Recorded data:
• • • •

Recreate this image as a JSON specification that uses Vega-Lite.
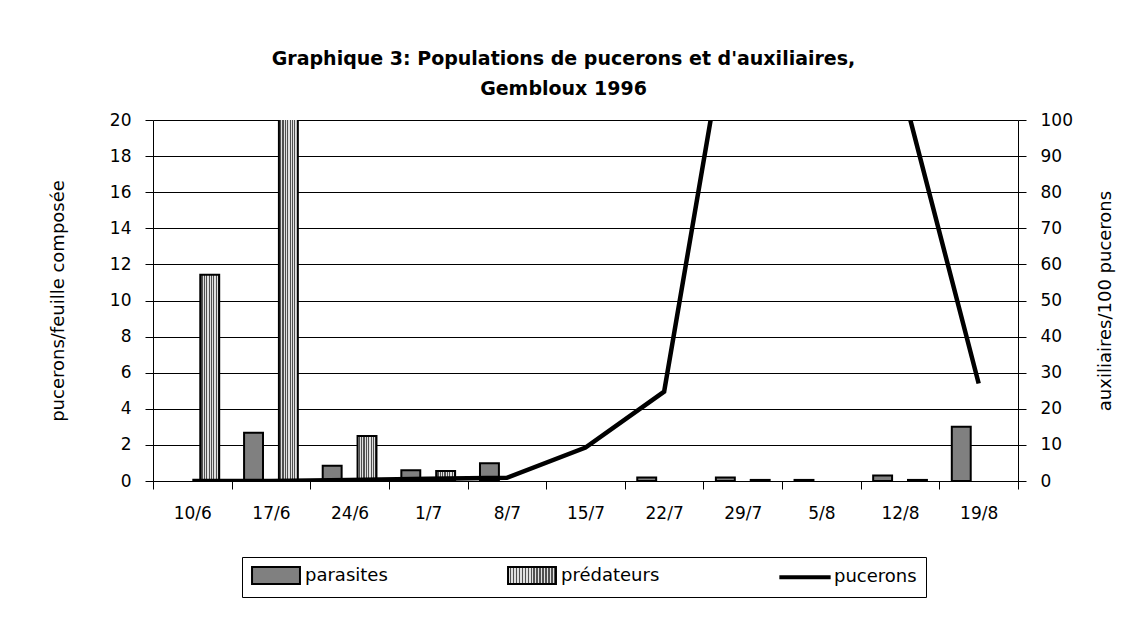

• • • •

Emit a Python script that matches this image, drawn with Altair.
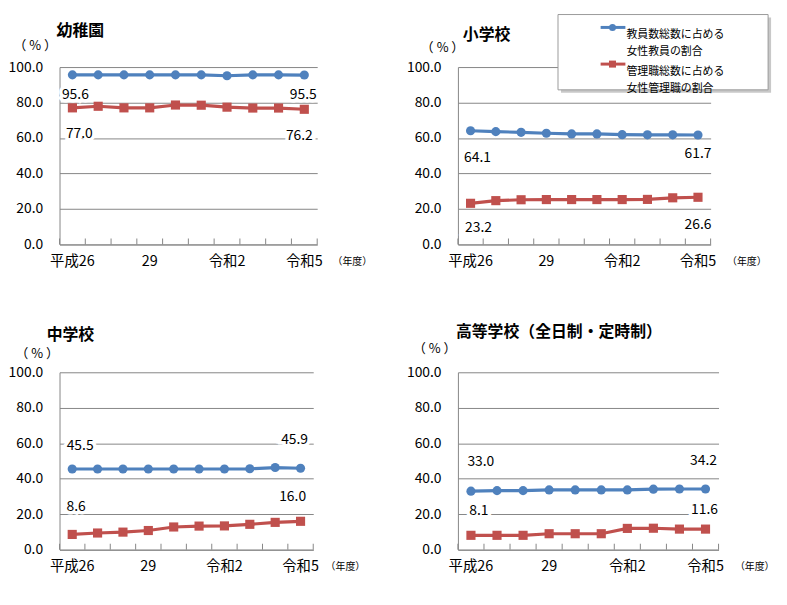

• • • •

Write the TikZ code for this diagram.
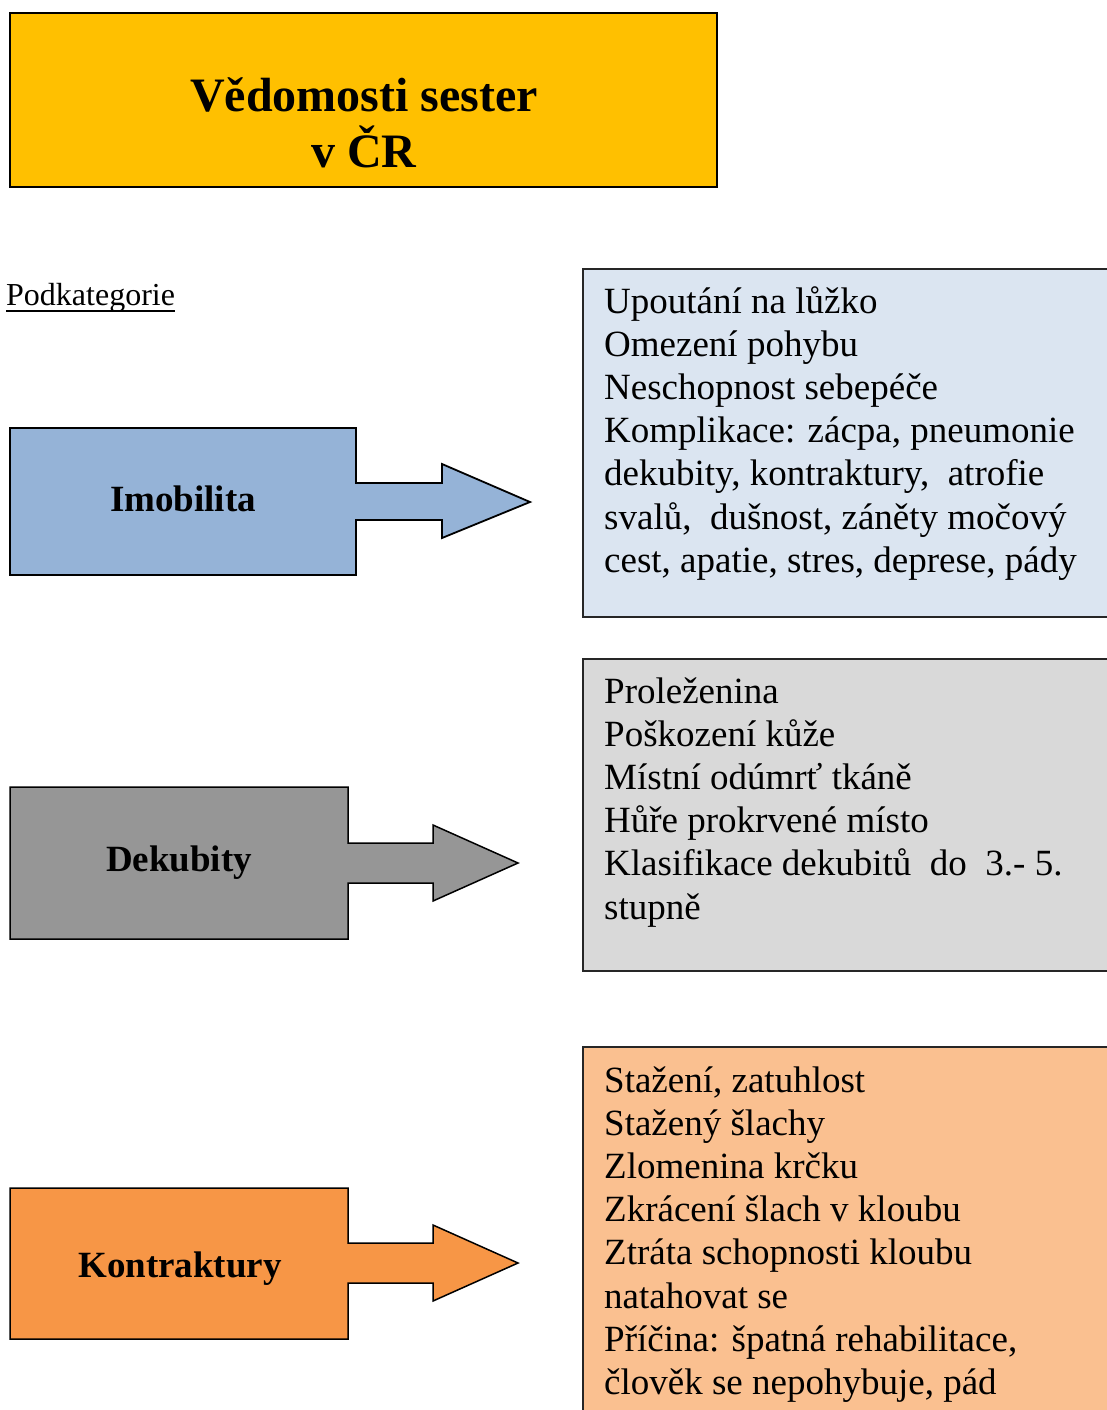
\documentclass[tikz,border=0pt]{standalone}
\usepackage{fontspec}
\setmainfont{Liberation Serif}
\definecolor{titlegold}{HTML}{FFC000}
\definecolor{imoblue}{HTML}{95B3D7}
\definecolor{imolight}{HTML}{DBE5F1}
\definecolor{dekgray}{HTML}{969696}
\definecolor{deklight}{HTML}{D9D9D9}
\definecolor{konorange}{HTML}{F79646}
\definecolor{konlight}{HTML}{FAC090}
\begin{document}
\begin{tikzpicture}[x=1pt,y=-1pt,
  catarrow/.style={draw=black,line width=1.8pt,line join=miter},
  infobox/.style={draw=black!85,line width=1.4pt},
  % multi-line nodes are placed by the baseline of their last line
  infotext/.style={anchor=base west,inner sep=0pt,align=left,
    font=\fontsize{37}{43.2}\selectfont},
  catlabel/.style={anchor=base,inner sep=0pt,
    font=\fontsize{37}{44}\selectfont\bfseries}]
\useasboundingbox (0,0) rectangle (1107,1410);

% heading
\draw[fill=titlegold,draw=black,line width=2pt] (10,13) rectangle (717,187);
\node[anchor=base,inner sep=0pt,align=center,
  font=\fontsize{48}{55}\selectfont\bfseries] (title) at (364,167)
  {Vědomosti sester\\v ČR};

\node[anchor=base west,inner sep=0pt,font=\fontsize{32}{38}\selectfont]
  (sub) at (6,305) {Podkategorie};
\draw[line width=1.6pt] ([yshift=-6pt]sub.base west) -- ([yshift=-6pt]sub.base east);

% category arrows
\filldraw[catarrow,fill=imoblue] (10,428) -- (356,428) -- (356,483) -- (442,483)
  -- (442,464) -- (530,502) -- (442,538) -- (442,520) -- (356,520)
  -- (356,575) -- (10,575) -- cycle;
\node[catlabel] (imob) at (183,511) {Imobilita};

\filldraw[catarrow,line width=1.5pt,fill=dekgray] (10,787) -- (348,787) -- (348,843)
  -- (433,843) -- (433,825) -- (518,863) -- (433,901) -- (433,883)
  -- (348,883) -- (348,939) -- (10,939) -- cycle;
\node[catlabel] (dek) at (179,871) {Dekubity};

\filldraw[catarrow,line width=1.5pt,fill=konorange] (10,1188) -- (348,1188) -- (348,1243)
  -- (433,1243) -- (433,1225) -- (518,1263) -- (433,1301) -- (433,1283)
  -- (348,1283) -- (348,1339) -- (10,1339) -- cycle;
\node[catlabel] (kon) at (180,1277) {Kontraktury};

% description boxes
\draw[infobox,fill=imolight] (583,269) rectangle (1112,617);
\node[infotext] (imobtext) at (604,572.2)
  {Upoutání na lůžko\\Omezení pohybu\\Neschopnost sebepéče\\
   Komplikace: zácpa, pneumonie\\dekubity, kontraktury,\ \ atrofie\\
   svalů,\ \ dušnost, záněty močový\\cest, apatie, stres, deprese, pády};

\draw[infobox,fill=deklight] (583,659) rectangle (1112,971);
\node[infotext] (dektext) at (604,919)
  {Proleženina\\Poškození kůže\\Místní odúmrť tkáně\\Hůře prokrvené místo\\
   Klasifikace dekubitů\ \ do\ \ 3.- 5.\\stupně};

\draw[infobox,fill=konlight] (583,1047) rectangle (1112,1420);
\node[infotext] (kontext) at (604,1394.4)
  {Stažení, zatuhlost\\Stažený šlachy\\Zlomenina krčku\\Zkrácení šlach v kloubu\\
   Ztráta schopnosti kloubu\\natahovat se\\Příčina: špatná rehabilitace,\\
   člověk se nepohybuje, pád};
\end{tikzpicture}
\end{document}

• • • •

What you should do: Copy each line containing the word "that" from the data.

Solution:
Recreate this image as a JSON specification that uses Vega-Lite.
Emit a Python script that matches this image, drawn with Altair.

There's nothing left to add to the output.